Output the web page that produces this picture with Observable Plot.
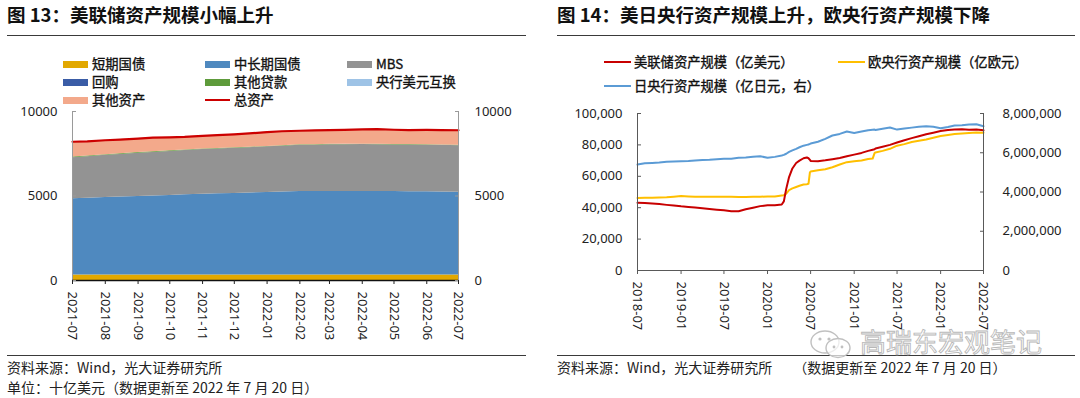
<!DOCTYPE html>
<html><head><meta charset="utf-8">
<script src="https://cdn.jsdelivr.net/npm/d3@7"></script>
<script src="https://cdn.jsdelivr.net/npm/@observablehq/plot@0.6"></script>
<style>
body{margin:0;width:1080px;height:398px;position:relative;background:#fff;overflow:hidden;font-family:"Noto Sans","Noto Sans CJK SC",sans-serif}
.abs{position:absolute;white-space:nowrap;line-height:1}
.title{font-family:"Noto Sans CJK SC",sans-serif;font-weight:bold;font-size:18.5px;color:#111}
.rule{position:absolute;height:0;border-top:1.6px solid #3a3a3a}
.leg{font-family:"Noto Sans CJK SC",sans-serif;font-size:13.3px;color:#111;-webkit-text-stroke:0.35px #111}
.note{font-family:"Noto Sans CJK SC",sans-serif;font-size:14px;color:#222}
.sw{position:absolute}
svg.plot{position:absolute;overflow:visible}
.wm{font-family:"Noto Sans CJK SC",sans-serif;font-size:26px;color:rgba(255,255,255,0.5);-webkit-text-stroke:0.9px #b8b8b8}
#wmicon{position:absolute;left:808px;top:329px}
</style></head><body>
<div id="root"></div>
<svg id="wmicon" width="48" height="32" viewBox="0 0 48 32">
  <ellipse cx="17" cy="13" rx="14" ry="11" fill="rgba(255,255,255,0.6)" stroke="#c0c0c0" stroke-width="1.4"/>
  <ellipse cx="30" cy="19" rx="12" ry="9.5" fill="rgba(255,255,255,0.7)" stroke="#c0c0c0" stroke-width="1.4"/>
  <circle cx="12" cy="10" r="1.6" fill="#c0c0c0"/><circle cx="21" cy="10" r="1.6" fill="#c0c0c0"/>
  <circle cx="26" cy="18" r="1.4" fill="#c0c0c0"/><circle cx="34" cy="18" r="1.4" fill="#c0c0c0"/>
</svg>
<script>
// ---------------- Figure 13 data (十亿美元) ----------------
const fedDates = ["2021-07-01","2021-07-15","2021-08-01","2021-08-15","2021-09-01","2021-09-15","2021-10-01","2021-10-15","2021-11-01","2021-11-15","2021-12-01","2021-12-15","2022-01-01","2022-01-15","2022-02-01","2022-02-15","2022-03-01","2022-03-15","2022-04-01","2022-04-15","2022-05-01","2022-05-15","2022-06-01","2022-06-15","2022-07-01"];
const tBills      = [326,326,326,326,326,326,326,326,326,326,326,326,326,326,326,326,326,326,326,326,326,326,326,326,326];
const notesBonds  = [4505,4544,4584,4614,4644,4674,4704,4744,4782,4804,4822,4854,4881,4914,4941,4944,4944,4944,4944,4939,4934,4929,4921,4914,4901];
const mbsHold     = [2436,2450,2495,2520,2560,2580,2610,2620,2640,2650,2680,2680,2700,2700,2740,2740,2760,2760,2770,2770,2760,2770,2760,2760,2750];
const repoHold    = [0,0,0,0,0,0,0,0,0,0,0,0,0,0,0,0,0,0,0,0,0,0,0,0,0];
const otherLoans  = [45,45,40,40,38,36,35,34,32,30,30,29,28,27,26,25,25,24,24,23,22,22,21,21,20];
const fxSwaps     = [1,1,1,1,1,1,1,1,1,1,1,1,1,1,1,1,1,1,1,1,1,1,1,1,1];
const otherAssets = [897,864,854,839,831,833,794,775,779,789,791,810,844,862,826,844,844,855,875,901,877,852,881,878,892];
const totalAssets = [8210,8230,8300,8340,8400,8450,8470,8500,8560,8600,8650,8700,8780,8830,8860,8880,8900,8910,8940,8960,8920,8900,8910,8900,8890];
const fedSeries = ["短期国债","中长期国债","MBS","回购","其他贷款","央行美元互换","其他资产"];
const fedLayers = [tBills, notesBonds, mbsHold, repoHold, otherLoans, fxSwaps, otherAssets];
const fedColors = ["#E2A800","#4F89BF","#939393","#3A5CA6","#5E9B3B","#9EC3E6","#F3A98B"];
const totalName = "总资产";
const totalColor = "#CC0000";
const fedYTicks = [0, 5000, 10000];
const fedXTicks = ["2021-07","2021-08","2021-09","2021-10","2021-11","2021-12","2022-01","2022-02","2022-03","2022-04","2022-05","2022-06","2022-07"];

// ---------------- Figure 14 data ----------------
const cbDates = ["2018-07-01","2018-08-01","2018-09-01","2018-10-01","2018-11-01","2018-12-01","2019-01-01","2019-02-01","2019-03-01","2019-04-01","2019-05-01","2019-06-01","2019-07-01","2019-08-01","2019-09-01","2019-10-01","2019-11-01","2019-12-01","2020-01-01","2020-02-01","2020-03-01","2020-03-10","2020-03-20","2020-04-01","2020-04-15","2020-05-01","2020-05-15","2020-06-01","2020-06-15","2020-06-22","2020-06-28","2020-07-01","2020-08-01","2020-09-01","2020-10-01","2020-11-01","2020-12-01","2021-01-01","2021-02-01","2021-03-01","2021-03-20","2021-03-28","2021-04-01","2021-05-01","2021-06-01","2021-07-01","2021-08-01","2021-09-01","2021-10-01","2021-11-01","2021-12-01","2022-01-01","2022-02-01","2022-03-01","2022-04-01","2022-05-01","2022-06-01","2022-07-01"];
const fedAssets = [43200,43000,42700,42300,41800,41400,40850,40500,40100,39600,39200,38700,38300,37800,37700,39000,40000,41000,41500,41600,42000,44000,52000,59500,65000,68500,70000,71500,72000,71500,70500,69800,69600,70200,70900,71700,72800,73800,74900,76200,76900,77200,77700,78800,80000,81500,83000,84300,85500,86800,87800,88800,89500,89800,90000,89700,89800,89300];
const ecbAssets = [46200,46300,46400,46500,46700,47000,47400,47200,47000,47000,47000,47000,47000,46900,46800,46800,46900,47000,47200,47200,47800,48000,49000,51200,52300,53200,54000,54800,55000,55200,62500,63000,63800,64500,65800,67500,69000,69600,70100,71000,71300,74800,75200,76200,77500,79500,80500,81800,82600,83400,84600,85700,86300,86900,87300,87600,87900,87800];
const bojAssets = [5400000,5460000,5480000,5500000,5540000,5560000,5570000,5580000,5600000,5630000,5640000,5670000,5690000,5700000,5740000,5760000,5790000,5820000,5750000,5790000,5860000,5890000,5950000,6040000,6120000,6200000,6280000,6360000,6400000,6420000,6450000,6470000,6560000,6710000,6880000,6960000,7080000,7010000,7080000,7150000,7170000,7180000,7160000,7220000,7290000,7180000,7230000,7280000,7320000,7350000,7320000,7250000,7310000,7390000,7400000,7440000,7450000,7350000];
const cbNames = ["美联储资产规模（亿美元）","欧央行资产规模（亿欧元）","日央行资产规模（亿日元，右）"];
const cbColors = ["#C80000","#FFBF00","#5B9BD5"];
const cbLeftTicks = [0,20000,40000,60000,80000,100000];
const cbRightTicks = [0,2000000,4000000,6000000,8000000];
const cbXTicks = ["2018-07","2019-01","2019-07","2020-01","2020-07","2021-01","2021-07","2022-01","2022-07"];

const titles = ["图 13：美联储资产规模小幅上升","图 14：美日央行资产规模上升，欧央行资产规模下降"];
const sourceLeft = ["资料来源：Wind，光大证券研究所","单位：十亿美元（数据更新至 2022 年 7 月 20 日）"];
const sourceRight = "资料来源：Wind，光大证券研究所　　（数据更新至 2022 年 7 月 20 日）";
const watermark = "高瑞东宏观笔记";

// ---------------- helpers ----------------
const root = document.getElementById("root");
const pDay = d3.utcParse("%Y-%m-%d"), pMon = d3.utcParse("%Y-%m"), fMon = d3.utcFormat("%Y-%m");
function add(cls, text, left, top, extra) {
  const e = document.createElement("div");
  e.className = "abs " + cls; e.textContent = text;
  e.style.left = left + "px"; e.style.top = top + "px";
  if (extra) Object.assign(e.style, extra);
  root.appendChild(e); return e;
}
function rule(left, top, width) {
  const e = document.createElement("div"); e.className = "rule";
  Object.assign(e.style, {left: left + "px", top: top + "px", width: width + "px"});
  root.appendChild(e);
}
function swatch(left, cy, w, h, color) {
  const e = document.createElement("div"); e.className = "sw";
  Object.assign(e.style, {left: left + "px", top: (cy - h / 2) + "px", width: w + "px", height: h + "px", background: color});
  root.appendChild(e);
}
const font = '"Noto Sans","Noto Sans CJK SC",sans-serif';

// ---------------- text / frame ----------------
add("title", titles[0], 7, 5);
add("title", titles[1], 557, 5);
rule(7, 35, 519);
rule(557, 35, 518);
rule(7, 355, 519);
rule(557, 355, 518);
add("note", sourceLeft[0], 7, 360);
add("note", sourceLeft[1], 7, 380);
add("note", sourceRight, 557, 360);

// left legend
const legCols = [63, 205, 347], legRows = [64.5, 82.5, 100];
const legItems = fedSeries.map((s, i) => ({name: s, color: fedColors[i], line: false}))
  .concat([{name: totalName, color: totalColor, line: true}]);
legItems.forEach((it, i) => {
  const x = legCols[i % 3], y = legRows[Math.floor(i / 3)];
  swatch(x, y, 25, it.line ? 2.5 : 7, it.color);
  add("leg", it.name, x + 29, y - 7.5);
});
// right legend
const rLeg = [[604, 62], [838, 62], [604, 86]];
cbNames.forEach((n, i) => {
  swatch(rLeg[i][0], rLeg[i][1], 27, 2.5, cbColors[i]);
  add("leg", n, rLeg[i][0] + 30, rLeg[i][1] - 7.5);
});

// ---------------- Figure 13 plot ----------------
const fedRows = [];
fedLayers.forEach((arr, i) => arr.forEach((v, j) => fedRows.push({date: pDay(fedDates[j]), series: fedSeries[i], value: v})));
const totalRows = totalAssets.map((v, j) => ({date: pDay(fedDates[j]), value: v}));
const fx0 = pMon(fedXTicks[0]), fx1 = pMon(fedXTicks[fedXTicks.length - 1]);
const fedTickDates = fedXTicks.map(pMon);
const p1 = Plot.plot({
  width: 540, height: 260,
  marginLeft: 72, marginRight: 82, marginTop: 11, marginBottom: 80,
  style: {fontFamily: font, fontSize: "13px", color: "#222", background: "transparent"},
  x: {type: "utc", domain: [fx0, fx1], label: null},
  y: {domain: [fedYTicks[0], fedYTicks[fedYTicks.length - 1]], label: null},
  color: {domain: fedSeries, range: fedColors},
  marks: [
    Plot.areaY(fedRows, {x: "date", y: "value", fill: "series", order: fedSeries}),
    Plot.lineY(totalRows, {x: "date", y: "value", stroke: totalColor, strokeWidth: 2.2}),
    Plot.ruleX([fx0, fx1], {stroke: "#9a9a9a", strokeWidth: 1}),
    Plot.ruleY([fedYTicks[0]], {stroke: "#111", strokeWidth: 1.6}),
    Plot.axisY({anchor: "left", ticks: fedYTicks, tickSize: 0, tickPadding: 15, tickFormat: d => String(d), fill: "#222"}),
    Plot.axisY({anchor: "left", ticks: fedYTicks, tickSize: 4, dx: 4, tickFormat: () => "", stroke: "#9a9a9a"}),
    Plot.axisY({anchor: "right", ticks: fedYTicks, tickSize: 0, tickPadding: 16, tickFormat: d => String(d), fill: "#222"}),
    Plot.axisY({anchor: "right", ticks: fedYTicks, tickSize: 4, dx: -4, tickFormat: () => "", stroke: "#9a9a9a"}),
    Plot.axisX({ticks: fedTickDates, tickFormat: fMon, tickRotate: 90, tickSize: 4, tickPadding: 7, stroke: "#222", fill: "#222"})
  ]
});
p1.classList.add("plot");
Object.assign(p1.style, {left: "0px", top: "100px"});
root.appendChild(p1);

// ---------------- Figure 14 plot ----------------
const ratio = cbRightTicks[cbRightTicks.length - 1] / cbLeftTicks[cbLeftTicks.length - 1];
const cbRows = [];
[fedAssets, ecbAssets].forEach((arr, i) => arr.forEach((v, j) => cbRows.push({date: pDay(cbDates[j]), name: cbNames[i], v})));
const bojRows = bojAssets.map((v, j) => ({date: pDay(cbDates[j]), name: cbNames[2], v}));
const cx0 = pMon(cbXTicks[0]), cx1 = pMon(cbXTicks[cbXTicks.length - 1]);
const fmt = d3.format(",");
const axisCol = "#595959";
const p2 = Plot.plot({
  width: 540, height: 260,
  marginLeft: 97, marginRight: 97, marginTop: 13, marginBottom: 90,
  style: {fontFamily: font, fontSize: "13px", color: "#222", background: "transparent"},
  x: {type: "utc", domain: [cx0, cx1], label: null},
  y: {domain: [cbLeftTicks[0], cbLeftTicks[cbLeftTicks.length - 1]], label: null},
  color: {domain: cbNames, range: cbColors},
  marks: [
    Plot.lineY(bojRows, {x: "date", y: d => d.v / ratio, stroke: "name", strokeWidth: 2}),
    Plot.lineY(cbRows.filter(d => d.name === cbNames[1]), {x: "date", y: "v", stroke: "name", strokeWidth: 2}),
    Plot.lineY(cbRows.filter(d => d.name === cbNames[0]), {x: "date", y: "v", stroke: "name", strokeWidth: 2}),
    Plot.ruleX([cx0, cx1], {stroke: axisCol, strokeWidth: 1}),
    Plot.ruleY([cbLeftTicks[0]], {stroke: axisCol, strokeWidth: 1}),
    Plot.axisY({anchor: "left", ticks: cbLeftTicks, tickSize: 0, tickPadding: 15, tickFormat: fmt, fill: "#222"}),
    Plot.axisY({anchor: "left", ticks: cbLeftTicks, tickSize: 4, dx: 4, tickFormat: () => "", stroke: axisCol}),
    Plot.axisY({anchor: "right", ticks: cbRightTicks.map(v => v / ratio), tickSize: 0, tickPadding: 19, tickFormat: d => fmt(d * ratio), fill: "#222"}),
    Plot.axisY({anchor: "right", ticks: cbRightTicks.map(v => v / ratio), tickSize: 4, dx: -4, tickFormat: () => "", stroke: axisCol}),
    Plot.axisX({ticks: cbXTicks.map(pMon), tickFormat: fMon, tickRotate: 90, tickSize: 4, tickPadding: 7, stroke: axisCol, fill: "#222"})
  ]
});
p2.classList.add("plot");
Object.assign(p2.style, {left: "540px", top: "100px"});
root.appendChild(p2);

// watermark
add("wm", watermark, 860, 328);
</script>
</body></html>
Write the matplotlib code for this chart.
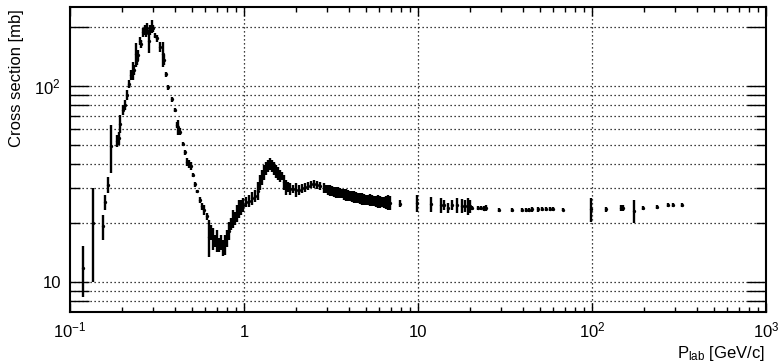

===

Read the entries and pick out all lines that include the word "this".

Output the web page that produces this picture with Observable Plot.
Write the matplotlib code for this chart.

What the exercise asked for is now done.